Morris H. Chapman, president of the SBC Executive Committee, said Hogue “effectively served the Southern Baptist family for more than 50 years. He had a passionate love for souls. He worked tirelessly to equip and motivate Southern Baptists at every level — local church, association, state and national — to integrate evangelism into every aspect of church and denominational life. As a faithful pastor, trusted denominational servant, effective evangelist and devoted husband and father, his contributions to Kingdom work are incalculable.”
Chapman said Hogue had been “a dear friend and great encourager” over the years. “Jodi and I certainly loved him and Betty. Our prayers are with her and their wonderful family at this time as they experience personal grief; but we also celebrate with them in our confidence that Bill is with Jesus, the One whom he loved and served so faithfully in his earthly journey of faith.”

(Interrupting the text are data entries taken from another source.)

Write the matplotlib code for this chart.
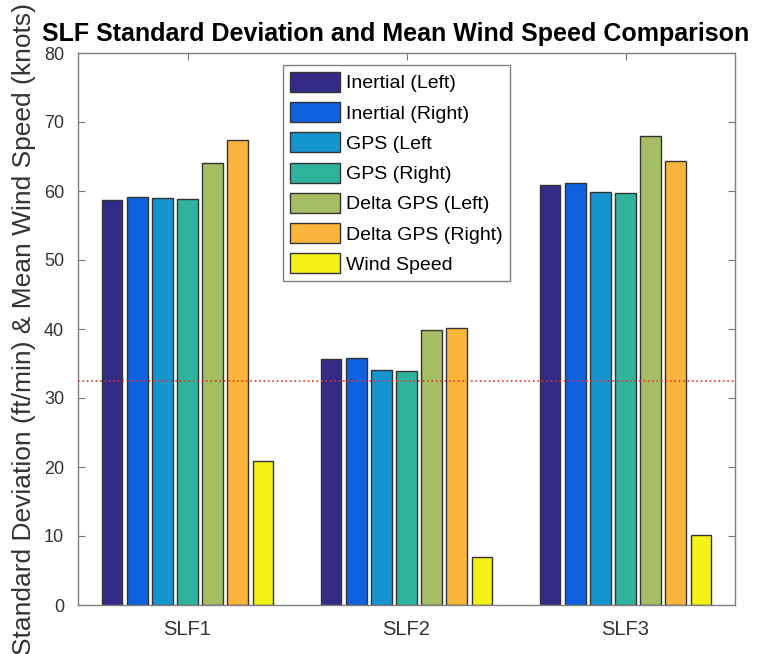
import numpy as np
import matplotlib
matplotlib.use('Agg')
import matplotlib.pyplot as plt

plt.rcParams['font.family'] = ['Liberation Sans', 'DejaVu Sans']

# #### DATA ####
flights = ['SLF1', 'SLF2', 'SLF3']
series = ['Inertial (Left)', 'Inertial (Right)', 'GPS (Left', 'GPS (Right)',
          'Delta GPS (Left)', 'Delta GPS (Right)', 'Wind Speed']
inertial_left = [58.7, 35.6, 60.8]
inertial_right = [59.2, 35.8, 61.1]
gps_left = [59.0, 34.0, 59.9]
gps_right = [58.8, 33.9, 59.7]
delta_left = [64.1, 39.9, 68.0]
delta_right = [67.4, 40.2, 64.4]
wind_speed = [20.9, 6.9, 10.2]
ref_level = 32.5

values = [inertial_left, inertial_right, gps_left, gps_right, delta_left, delta_right, wind_speed]
colors = ['#332b88', '#0f62df', '#1595cf', '#30b39c', '#a5bd63', '#fbb43c', '#f4f216']

fig = plt.figure(figsize=(7.63, 6.54), dpi=100)
ax = fig.add_axes([78 / 763, 1 - 605 / 654, 657 / 763, 552 / 654])

x = np.arange(1, len(flights) + 1)
pitch = 0.115
width = 0.095
n = len(series)
for i in range(n):
    off = (i - (n - 1) / 2) * pitch
    ax.bar(x + off, values[i], width, color=colors[i], edgecolor='#333333',
           linewidth=1.0, label=series[i], zorder=2)

ax.axhline(ref_level, color='#e8322a', linestyle=':', linewidth=1.2, zorder=3)

ax.set_xlim(0.5, 3.5)
ax.set_ylim(0, 80)
ax.set_xticks(x)
ax.set_xticklabels(flights)
ax.set_yticks(np.arange(0, 81, 10))
ax.tick_params(direction='in', top=True, right=True, colors='#777777',
               labelcolor='#333333', length=5, width=0.8)
ax.tick_params(axis='x', labelsize=14.5, pad=11)
ax.tick_params(axis='y', labelsize=13, pad=10)
for sp in ax.spines.values():
    sp.set_color('#808080')
    sp.set_linewidth(1.0)

ax.set_ylabel('Standard Deviation (ft/min) & Mean Wind Speed (knots)', fontsize=19,
              color='#333333', labelpad=6)
ax.set_title('SLF Standard Deviation and Mean Wind Speed Comparison', fontsize=18,
             fontweight='bold', pad=9, x=0.484)

leg = ax.legend(loc='upper left', bbox_to_anchor=(0.312, 0.978), fontsize=14,
                handlelength=2.6, handleheight=1.2, labelspacing=0.5,
                handletextpad=0.3, borderpad=0.35, borderaxespad=0,
                fancybox=False, framealpha=1)
leg.get_frame().set_edgecolor('#808080')
leg.get_frame().set_linewidth(1.0)

plt.savefig('out.png', dpi=100)
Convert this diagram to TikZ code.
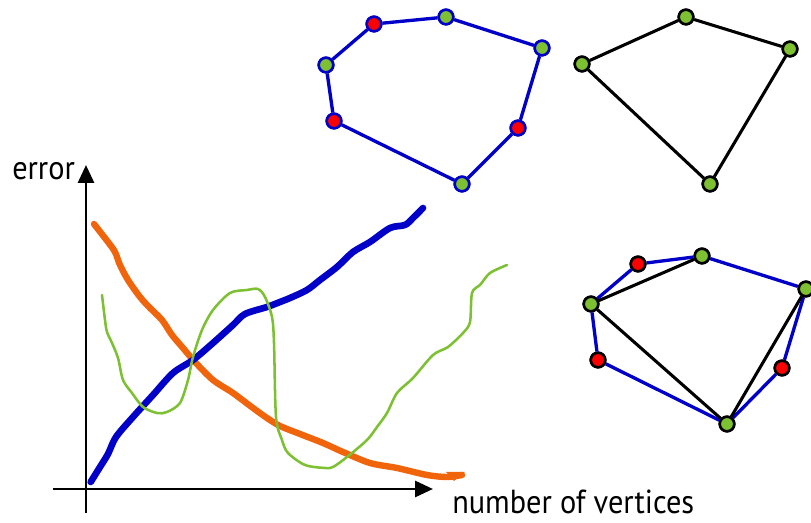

Richard Harris, the North American Mission Board’s current interim president, was hired by Hogue at the HMB when Harris was a 32-year-old. “Bill had an unusual characteristic in that he sought out, brought in, believed in and mentored young leaders,” Harris recalled. “He brought in a lot of young leaders here, in Oklahoma and wherever he served.”

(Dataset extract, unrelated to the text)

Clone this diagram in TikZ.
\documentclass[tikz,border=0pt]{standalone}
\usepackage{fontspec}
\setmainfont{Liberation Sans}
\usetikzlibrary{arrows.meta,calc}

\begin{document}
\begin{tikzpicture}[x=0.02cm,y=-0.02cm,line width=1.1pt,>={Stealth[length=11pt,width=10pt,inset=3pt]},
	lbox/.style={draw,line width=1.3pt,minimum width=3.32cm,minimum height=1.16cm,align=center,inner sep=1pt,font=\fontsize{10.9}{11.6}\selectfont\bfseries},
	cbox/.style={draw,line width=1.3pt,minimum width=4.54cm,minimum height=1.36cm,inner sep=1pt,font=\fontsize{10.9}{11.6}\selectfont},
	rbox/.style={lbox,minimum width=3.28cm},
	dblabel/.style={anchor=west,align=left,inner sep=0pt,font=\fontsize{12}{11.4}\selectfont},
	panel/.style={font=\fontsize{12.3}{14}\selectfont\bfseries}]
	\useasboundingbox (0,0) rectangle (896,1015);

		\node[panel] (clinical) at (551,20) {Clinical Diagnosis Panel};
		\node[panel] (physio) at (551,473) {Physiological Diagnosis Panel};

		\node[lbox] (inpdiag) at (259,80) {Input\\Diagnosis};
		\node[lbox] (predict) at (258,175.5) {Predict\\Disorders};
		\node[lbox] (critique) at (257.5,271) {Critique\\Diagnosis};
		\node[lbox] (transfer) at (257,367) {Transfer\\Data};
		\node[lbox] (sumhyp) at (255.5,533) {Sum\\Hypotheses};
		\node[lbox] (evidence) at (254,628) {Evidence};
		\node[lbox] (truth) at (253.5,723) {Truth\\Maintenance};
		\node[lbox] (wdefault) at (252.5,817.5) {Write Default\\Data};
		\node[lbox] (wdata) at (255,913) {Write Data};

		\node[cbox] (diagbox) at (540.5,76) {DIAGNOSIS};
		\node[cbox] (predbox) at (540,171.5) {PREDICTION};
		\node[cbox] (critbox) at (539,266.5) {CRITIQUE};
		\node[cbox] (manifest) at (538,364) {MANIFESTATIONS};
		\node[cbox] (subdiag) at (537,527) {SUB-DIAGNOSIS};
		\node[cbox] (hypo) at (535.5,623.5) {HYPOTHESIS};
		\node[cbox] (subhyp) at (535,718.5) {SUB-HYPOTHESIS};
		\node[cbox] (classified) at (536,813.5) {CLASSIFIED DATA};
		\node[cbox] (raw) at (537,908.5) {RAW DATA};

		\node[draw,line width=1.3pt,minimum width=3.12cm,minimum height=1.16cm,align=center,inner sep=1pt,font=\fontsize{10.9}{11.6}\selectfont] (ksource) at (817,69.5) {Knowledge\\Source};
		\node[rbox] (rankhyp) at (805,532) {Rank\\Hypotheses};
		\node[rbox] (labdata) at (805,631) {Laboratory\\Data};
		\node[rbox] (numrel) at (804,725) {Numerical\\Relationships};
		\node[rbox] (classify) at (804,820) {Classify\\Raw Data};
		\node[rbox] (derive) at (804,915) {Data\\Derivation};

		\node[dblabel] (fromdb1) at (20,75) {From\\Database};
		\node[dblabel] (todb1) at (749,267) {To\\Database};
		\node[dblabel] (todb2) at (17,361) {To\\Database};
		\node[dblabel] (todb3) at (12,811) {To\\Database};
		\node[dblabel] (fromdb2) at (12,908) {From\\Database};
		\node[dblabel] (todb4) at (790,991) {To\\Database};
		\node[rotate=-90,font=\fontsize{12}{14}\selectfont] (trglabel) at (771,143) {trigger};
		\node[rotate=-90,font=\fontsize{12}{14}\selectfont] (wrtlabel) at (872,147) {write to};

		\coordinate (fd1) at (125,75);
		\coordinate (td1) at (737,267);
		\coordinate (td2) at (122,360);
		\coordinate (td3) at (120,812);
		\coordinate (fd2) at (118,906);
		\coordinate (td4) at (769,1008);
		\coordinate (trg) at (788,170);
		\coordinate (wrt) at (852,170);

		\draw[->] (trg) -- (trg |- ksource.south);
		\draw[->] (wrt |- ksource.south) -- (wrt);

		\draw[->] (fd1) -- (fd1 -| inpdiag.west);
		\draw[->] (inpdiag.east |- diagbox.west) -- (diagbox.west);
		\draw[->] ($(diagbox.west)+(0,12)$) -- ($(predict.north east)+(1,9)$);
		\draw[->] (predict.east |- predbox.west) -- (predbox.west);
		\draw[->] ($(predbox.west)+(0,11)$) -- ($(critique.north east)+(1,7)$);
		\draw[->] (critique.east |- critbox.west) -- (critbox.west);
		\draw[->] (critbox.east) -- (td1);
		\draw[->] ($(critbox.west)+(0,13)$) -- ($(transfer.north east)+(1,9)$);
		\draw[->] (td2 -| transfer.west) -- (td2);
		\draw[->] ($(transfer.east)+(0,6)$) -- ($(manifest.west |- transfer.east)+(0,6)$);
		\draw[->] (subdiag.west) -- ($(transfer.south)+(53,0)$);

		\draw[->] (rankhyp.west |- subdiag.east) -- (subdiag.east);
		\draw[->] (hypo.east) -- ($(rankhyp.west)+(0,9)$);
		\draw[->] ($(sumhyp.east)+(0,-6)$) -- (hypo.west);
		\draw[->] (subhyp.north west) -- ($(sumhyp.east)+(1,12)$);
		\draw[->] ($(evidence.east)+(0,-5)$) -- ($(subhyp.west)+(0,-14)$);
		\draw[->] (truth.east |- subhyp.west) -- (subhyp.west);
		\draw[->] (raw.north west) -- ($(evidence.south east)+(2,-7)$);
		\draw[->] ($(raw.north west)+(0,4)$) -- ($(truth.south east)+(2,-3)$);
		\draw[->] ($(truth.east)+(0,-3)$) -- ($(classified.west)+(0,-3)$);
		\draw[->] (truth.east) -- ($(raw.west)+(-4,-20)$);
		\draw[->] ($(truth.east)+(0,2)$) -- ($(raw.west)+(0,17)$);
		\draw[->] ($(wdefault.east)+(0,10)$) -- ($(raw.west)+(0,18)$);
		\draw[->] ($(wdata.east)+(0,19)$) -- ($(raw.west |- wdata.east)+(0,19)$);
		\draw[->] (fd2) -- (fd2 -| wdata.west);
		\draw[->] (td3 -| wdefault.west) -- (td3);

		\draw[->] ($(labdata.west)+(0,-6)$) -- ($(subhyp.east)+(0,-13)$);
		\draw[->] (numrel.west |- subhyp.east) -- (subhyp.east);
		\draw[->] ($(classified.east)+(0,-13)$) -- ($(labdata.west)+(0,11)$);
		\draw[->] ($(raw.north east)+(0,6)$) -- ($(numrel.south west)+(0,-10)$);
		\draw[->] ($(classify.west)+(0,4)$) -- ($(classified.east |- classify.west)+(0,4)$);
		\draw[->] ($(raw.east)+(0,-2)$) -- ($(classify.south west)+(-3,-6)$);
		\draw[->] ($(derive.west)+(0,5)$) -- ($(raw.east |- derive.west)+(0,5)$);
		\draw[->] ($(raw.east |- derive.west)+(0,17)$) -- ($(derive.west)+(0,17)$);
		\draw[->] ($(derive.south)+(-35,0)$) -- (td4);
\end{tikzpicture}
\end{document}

Harris said Hogue’s influence is still felt in the denomination today. “He was committed to advancing the agenda of evangelism among Southern Baptists and making sure it always continued as a priority. One reason evangelism is a priority of the North American Mission Board is directly related to Bill Hogue and his influence.” And, Harris said, Hogue’s commitment to evangelism was not just his 9-to-5 job. “He was a personal soul-winner. He modeled it, he taught it. He held you accountable to be a soul-winner,” Harris said.

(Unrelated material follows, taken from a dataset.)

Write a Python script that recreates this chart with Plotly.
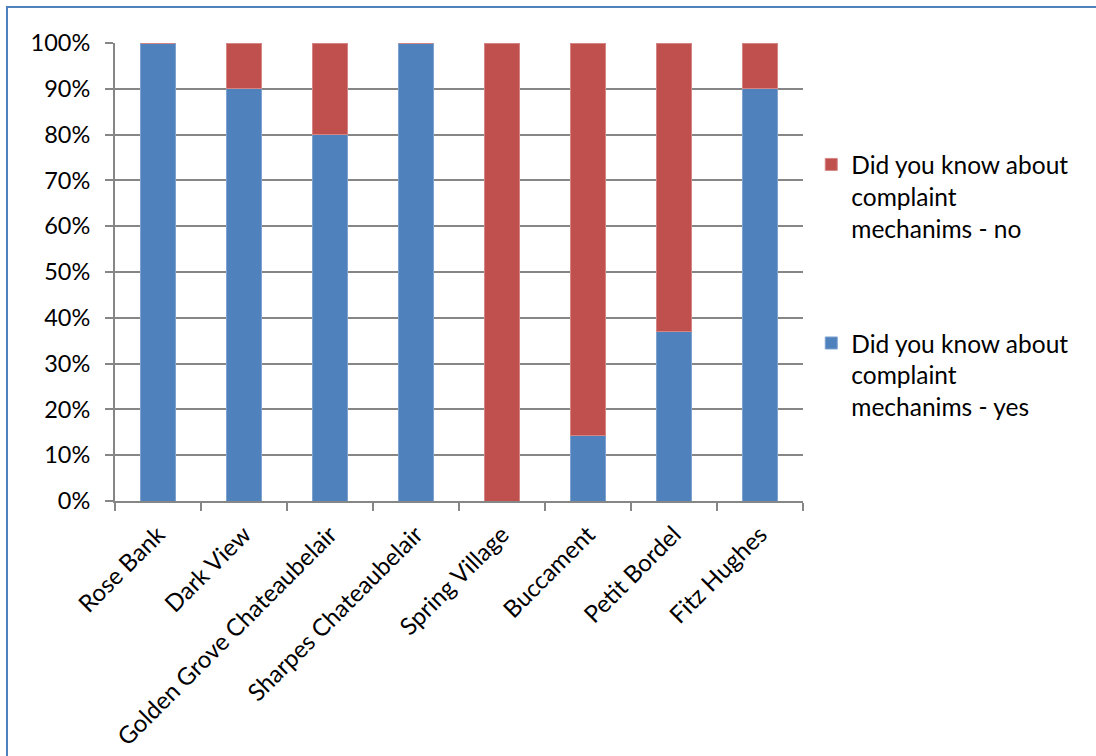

A native of Stanton, Texas, Hogue was the youngest of eight sons of tenant farmer George Lee Hogue and his wife Virgie Mae. He and another brother were the only sons to graduate from high school. Hogue later graduated from Howard Payne University in Brownwood and Southwestern Baptist Theological Seminary in Fort Worth.
As a pastor from 1952-1971, Hogue led three churches in Texas — in Happy, Post and Odessa — and in Ada, Okla.
He was the author of three books: “Love Leaves No Choice,” “I Want My Church to Grow” and “The Doctrine of Salvation.”
In Love Leaves No Choice, Hogue recounted his salvation:
“It was during a revival that I became a Christian. The preacher was holding open-air services on the side lawn of the church. He wasn’t a great preacher, but his message had a hold on me. I was uneasy every time he gave the invitation for new believers to come forward and join the church. When my friends became Christians, I was moved. During one service he said, ‘You can become a Christian anywhere if you will ask Christ to come into your heart.’ I decided to try. One afternoon, when I was alone, I prayed. Nothing happened. I went to church again that night; again I came under the conviction that I had to do something about my life…. The next day, going out after the cows, I really got down to business with God. I asked him to come into my life. He did…. I didn’t understand all of what happened to me because I hadn’t been to church much. But I understood the peace I had in my own soul.”
If the church is to grow, Hogue wrote in the book, “it must consist of born-again people who are more committed to ‘going’ than ‘coming.’ It must acknowledge evangelism as its top priority; it must mobilize all its resources in a comprehensive witness.”
Hogue is survived by Betty, his wife of more than 60 years, four sons, a daughter and 14 grandchildren. He was preceded in death by his seven brothers.
Funeral services are scheduled for Saturday, Jan. 30 at Coggin Avenue Baptist Church in Brownwood. In lieu of flowers, the family asks that memorials be sent to Vision 100 Fund at Coggin Avenue Baptist Church, 1815 Coggin Ave., Brownwood, TX 76801.
Terry Barone is editor of the California Southern Baptist, newsjournal of the California Southern Baptist Convention; Art Toalston is editor of Baptist Press.